The language represented in this history by English was the Westron or 'Common Speech' of the West-lands of Middle-earth in the Third Age. In the course of that age it had become the native language of nearly all the speaking-peoples (save the Elves) who dwelt within the bounds of the old kingdoms of Arnor and Gondor ... At the time of the War of the Ring at the end of the age these were still its bounds as a native tongue. (Appendix F)

Rohirric is represented in The Lord of the Rings by Old English because Tolkien chose to make the relationship between Rohirric and the Common Speech similar to that of Old English and Modern English.

The mapping of Old English to Modern English is like the mapping of Rohirric to Westron, and Tolkien uses the two Germanic languages to represent the two Middle-earth languages. Further, Tolkien uses Gothic names for the early leaders of the Northmen of Rhovanion, ancestors of Rohan.

Tolkien stated in The Two Towers that the name Orthanc had "by design or chance" two meanings. In Sindarin it meant "Mount Fang", while in the language of Rohan he said it meant "Cunning Mind". The author Robert Foster notes that orþanc genuinely does mean "cunning" in Old English, so that the homonym Tolkien had in mind was between Sindarin and Old English, that is, translated or represented Rohirric. Foster comments that since it would be unlikely for a homonym also to exist between these two languages and actual Rohirric, and for the Old English and the Rohirric to be synonyms as well, Tolkien had made an error.

== Study ==

The first published monograph dedicated to the Elvish languages was An Introduction to Elvish (1978) edited by Jim Allan (published by Bran's Head Books). It is composed of articles written before the publication of The Silmarillion. Ruth Noel wrote a book on Middle-earth's languages in 1980.

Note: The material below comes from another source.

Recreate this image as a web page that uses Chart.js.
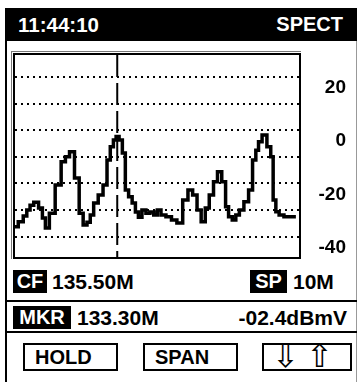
<!DOCTYPE html>
<html>
<head>
<meta charset="utf-8">
<script src="https://cdn.jsdelivr.net/npm/chart.js@4.4.0/dist/chart.umd.min.js"></script>
<style>
  body {
    margin: 0;
    width: 359px;
    height: 382px;
    overflow: hidden;
    position: relative;
    background: #fff;
    color: #000;
    font-family: "Liberation Sans", Arial, sans-serif;
    font-weight: bold;
  }
  .abs { position: absolute; }
  #header {
    left: 5px; top: 8px; width: 352px; height: 33px;
    background: #000; color: #fff;
    font-size: 20px; line-height: 33px;
  }
  #clock { left: 13px; top: 0; font-size: 20.5px; }
  #mode { right: 14px; top: 0; }
  .tag {
    background: #000; color: #fff;
    height: 23px; line-height: 23px;
    font-size: 20px; text-align: center;
  }
  .val { font-size: 21px; line-height: 23px; height: 23px; }
  .rule { left: 7px; width: 350px; height: 2px; background: #000; }
  .btn {
    top: 343px; height: 28px; box-sizing: border-box;
    border: 2px solid #000;
    font-size: 20px; line-height: 24px;
  }
  .arrow {
    top: -5px;
    font-family: "DejaVu Sans", sans-serif; font-weight: normal;
    font-size: 32px; line-height: 32px;
  }
  #frame {
    left: 13px; top: 53px; width: 288px; height: 206px;
    box-sizing: border-box; border: 2px solid #000;
  }
  #outline {
    left: 11px; top: 51px; width: 290px; height: 208px;
    box-sizing: border-box; border-left: 1px solid #777; border-top: 1px solid #777;
  }
  #plot { left: 15px; top: 55px; }
</style>
</head>
<body>

<div id="header" class="abs">
  <span id="clock" class="abs">11:44:10</span>
  <span id="mode" class="abs">SPECT</span>
</div>
<div class="abs" style="left:5px;top:41px;width:2px;height:341px;background:#000"></div>
<div class="abs" style="left:356px;top:41px;width:1px;height:341px;background:#999"></div>

<div id="outline" class="abs"></div>
<div id="frame" class="abs"></div>
<canvas id="plot" class="abs" width="331" height="202" style="width:331px;height:202px"></canvas>

<div class="abs tag" style="left:13px;top:270px;width:34px">CF</div>
<div class="abs val" style="left:52px;top:270px">135.50M</div>
<div class="abs tag" style="left:250px;top:270px;width:37px">SP</div>
<div class="abs val" style="left:293px;top:270px">10M</div>
<div class="abs rule" style="top:300px"></div>

<div class="abs tag" style="left:13px;top:306px;width:58px">MKR</div>
<div class="abs val" style="left:77px;top:306px">133.30M</div>
<div class="abs val" style="right:12px;top:306px">-02.4dBmV</div>
<div class="abs rule" style="top:331px"></div>

<div class="abs btn" style="left:23px;width:95px;padding-left:10px">HOLD</div>
<div class="abs btn" style="left:143px;width:95px;padding-left:10px">SPAN</div>
<div class="abs btn" style="left:262px;width:90px">
  <span class="abs arrow" style="left:8px">&#8681;</span>
  <span class="abs arrow" style="left:42px">&#8679;</span>
</div>

<script>
// sweep settings (MHz / dBmV)
var spanStart = 129.7;
var spanEnd = 139.7;
var markerFreq = 133.30;
var markerLevel = -2.4;

// trace: frequency and level of each step
var traceFreq = [
  129.70, 129.93, 130.05, 130.18, 130.28, 130.44, 130.62, 130.71, 130.83, 130.99,
  131.24, 131.41, 131.54, 131.70, 131.89, 132.03, 132.17, 132.30, 132.40, 132.54,
  132.72, 132.88, 133.00, 133.11, 133.22, 133.30, 133.43, 133.53, 133.64, 133.76,
  133.89, 133.99, 134.10, 134.24, 134.38, 134.52, 134.65, 134.77, 134.91, 135.12,
  135.30, 135.50, 135.71, 135.87, 136.04, 136.18, 136.33, 136.47, 136.61, 136.77,
  136.89, 137.07, 137.16, 137.28, 137.42, 137.53, 137.67, 137.85, 138.00, 138.13,
  138.23, 138.32, 138.48, 138.66, 138.75, 138.83, 138.94, 139.06, 139.28, 139.59
];
var traceLevel = [
  -36.3, -34.4, -32.3, -30.0, -28.2, -27.1, -29.3, -33.0, -36.8, -31.2,
  -20.6, -11.9, -10.0, -8.1, -18.0, -31.2, -35.7, -34.6, -31.9, -27.4,
  -24.4, -20.6, -11.2, -6.2, -3.7, -2.4, -3.7, -8.6, -22.5, -25.0,
  -27.4, -30.8, -32.7, -30.0, -31.2, -30.8, -31.9, -30.0, -31.9, -32.6,
  -33.8, -34.9, -26.3, -22.5, -24.4, -30.0, -34.4, -29.3, -24.4, -19.4,
  -15.6, -19.4, -28.8, -32.6, -33.8, -31.9, -30.0, -26.9, -22.5, -11.2,
  -7.5, -4.3, -1.8, -6.2, -10.0, -26.3, -30.7, -31.9, -32.6, -32.6
];

// level axis
var levelMin = -47.7;
var levelMax = 28.3;
var gridLevels = [20, 10, 0, -10, -20, -30, -40];
var tickLevels = [20, 0, -20, -40];

var tracePoints = traceFreq.map(function (f, i) {
  return { x: f, y: traceLevel[i] };
});

var ctx = document.getElementById('plot').getContext('2d');
var spectrum = new Chart(ctx, {
  type: 'line',
  data: {
    datasets: [
      {
        label: 'trace',
        data: tracePoints,
        borderColor: '#000',
        borderWidth: 3.5,
        stepped: 'middle',
        pointRadius: 0,
        order: 0
      },
      {
        label: 'marker',
        data: [{ x: markerFreq, y: levelMax }, { x: markerFreq, y: levelMin }],
        borderColor: '#000',
        borderWidth: 2,
        borderDash: [22, 6],
        pointRadius: 0,
        order: 1
      }
    ]
  },
  options: {
    responsive: false,
    devicePixelRatio: 1,
    animation: false,
    layout: { padding: 0 },
    plugins: {
      legend: { display: false },
      tooltip: { enabled: false }
    },
    scales: {
      x: {
        type: 'linear',
        min: spanStart,
        max: spanEnd,
        display: false
      },
      y: {
        type: 'linear',
        position: 'right',
        min: levelMin,
        max: levelMax,
        afterBuildTicks: function (scale) {
          scale.ticks = gridLevels.map(function (v) { return { value: v }; });
        },
        afterFit: function (scale) {
          // fixed label column, no extra room above/below the plot
          scale.width = 47;
          scale.paddingTop = 0;
          scale.paddingBottom = 0;
        },
        grid: {
          color: '#000',
          lineWidth: 2,
          drawTicks: false
        },
        border: {
          display: false,
          dash: [2, 4]
        },
        ticks: {
          color: '#000',
          padding: 0,
          crossAlign: 'far',
          labelOffset: 11,
          font: { family: '"Liberation Sans", Arial, sans-serif', size: 19, weight: 'bold' },
          callback: function (value) {
            return tickLevels.indexOf(value) >= 0 ? String(value) : '';
          }
        }
      }
    }
  }
});
</script>
</body>
</html>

With the publication of much linguistic material during the 1990s, especially in the History of Middle-earth series, and the Vinyar Tengwar and Parma Eldalamberon material published during the early 2000s from among the 3000 pages of linguistic material held by the team of editors including Carl F. Hostetter, Tolkien's constructed languages have become much more accessible.

David Salo's 2007 A Gateway to Sindarin presents Sindarin's grammar concisely. Elizabeth Solopova's 2009 Languages, Myth and History gives an overview of the linguistic traits of the various languages invented by Tolkien and the history of their creation.

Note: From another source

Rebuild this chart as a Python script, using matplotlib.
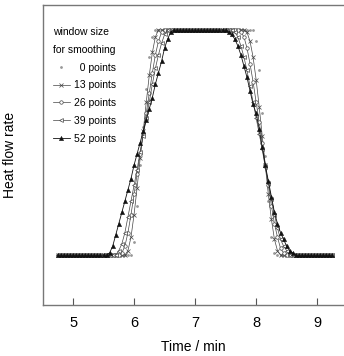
import matplotlib.pyplot as plt
import numpy as np

# time grid, 0.05 min steps from 4.75 to 9.25 min
time_min = np.round(np.arange(4.75, 9.2501, 0.05), 2)

# heat flow (relative) for each smoothing window
raw_0 = ([0.0] * 24
         + [0.0, 0.06, 0.22, 0.40, 0.57, 0.74, 0.88, 0.97]
         + [1.0] * 32
         + [1.0, 0.95, 0.82, 0.63, 0.44, 0.24, 0.08, 0.01]
         + [0.0] * 19)
smooth_13 = ([0.0] * 22
             + [0.0, 0.02, 0.08, 0.18, 0.30, 0.43, 0.55, 0.68, 0.80, 0.90, 0.97]
             + [1.0] * 29
             + [0.99, 0.95, 0.88, 0.78, 0.66, 0.53, 0.40, 0.27, 0.16, 0.07, 0.02]
             + [0.0] * 18)
smooth_26 = ([0.0] * 21
             + [0.01, 0.04, 0.10, 0.18, 0.27, 0.36, 0.45, 0.54, 0.63, 0.72, 0.81,
                0.89, 0.95, 0.99]
             + [1.0] * 25
             + [0.99, 0.97, 0.92, 0.85, 0.77, 0.68, 0.59, 0.50, 0.40, 0.31, 0.22,
                0.14, 0.08, 0.03, 0.01]
             + [0.0] * 16)
smooth_39 = ([0.0] * 20
             + [0.02, 0.05, 0.10, 0.17, 0.24, 0.31, 0.38, 0.46, 0.53, 0.61, 0.68,
                0.76, 0.83, 0.89, 0.94, 0.98]
             + [1.0] * 22
             + [0.99, 0.97, 0.93, 0.88, 0.82, 0.75, 0.68, 0.61, 0.54, 0.47, 0.39,
                0.32, 0.25, 0.18, 0.12, 0.07, 0.04, 0.02]
             + [0.0] * 15)
smooth_52 = ([0.0] * 17
             + [0.01, 0.04, 0.09, 0.14, 0.19, 0.24, 0.29, 0.34, 0.40, 0.45, 0.50,
                0.55, 0.60, 0.65, 0.70, 0.76, 0.81, 0.86, 0.92, 0.96, 0.99]
             + [1.0] * 18
             + [0.99, 0.98, 0.96, 0.93, 0.89, 0.84, 0.79, 0.73, 0.67, 0.63, 0.56,
                0.48, 0.40, 0.33, 0.26, 0.19, 0.14, 0.10, 0.07, 0.04, 0.02, 0.01]
             + [0.0] * 13)

labels = ['  0 points', '13 points', '26 points', '39 points', '52 points']
xticks = [5, 6, 7, 8, 9]

plt.rcParams['font.family'] = ['Liberation Sans', 'DejaVu Sans']

fig = plt.figure(figsize=(3.44, 3.56), dpi=100)
ax = fig.add_axes([0.125, 0.143, 0.875, 0.843])

ax.plot(time_min, raw_0, ls='none', marker='.', ms=2.0, color='#999999', label=labels[0])
ax.plot(time_min, smooth_13, color='#444444', lw=0.5, marker='x', ms=2.5, mew=0.5,
        label=labels[1])
ax.plot(time_min, smooth_26, color='#444444', lw=0.5, marker='o', ms=2.5, mew=0.5,
        mfc='white', label=labels[2])
ax.plot(time_min, smooth_39, color='#444444', lw=0.5, marker='<', ms=2.8, mew=0.5,
        mfc='white', label=labels[3])
ax.plot(time_min, smooth_52, color='#111111', lw=0.6, marker='^', ms=3, mew=0.4,
        label=labels[4])

ax.set_xlim(4.508, 9.44)
ax.set_ylim(-0.222, 1.111)
ax.set_xticks(xticks)
ax.set_yticks([])
ax.tick_params(axis='x', direction='in', length=5, width=0.8, color='#555555',
               labelsize=10.5, pad=8)
for side in ['left', 'top', 'bottom']:
    ax.spines[side].set_color('#777777')
    ax.spines[side].set_linewidth(1.0)
ax.spines['right'].set_visible(False)

ax.set_xlabel('Time / min', fontsize=10, labelpad=7)
ax.set_ylabel('Heat flow rate', fontsize=10)
ax.yaxis.set_label_coords(-0.085, 0.5)

leg = ax.legend(title='window size\nfor smoothing', loc='upper left',
                bbox_to_anchor=(0.033, 0.925), frameon=False, alignment='left',
                prop={'family': ['Liberation Sans Narrow', 'Liberation Sans'], 'size': 7.5},
                title_fontproperties={'family': ['Liberation Sans Narrow', 'Liberation Sans'],
                                      'size': 7.5},
                handlelength=1.6, handletextpad=0.4, labelspacing=0.75,
                borderpad=0, borderaxespad=0)
leg.get_title().set_linespacing(1.9)

fig.savefig('out.png', dpi=100)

A few fanzines were dedicated to the subject, like Tyalië Tyelelliéva published by Lisa Star, and Quettar, the Bulletin of the Linguistic Fellowship of The Tolkien Society, published by Julian C. Bradfield. Tengwestië is an online publication of the Elvish Linguistic Fellowship.
Internet mailing lists and forums that have been dedicated to Tolkien's constructed languages include Tolklang, Elfling and Lambengolmor. Since 2005, there has been an International Conference on J.R.R. Tolkien's Invented Languages.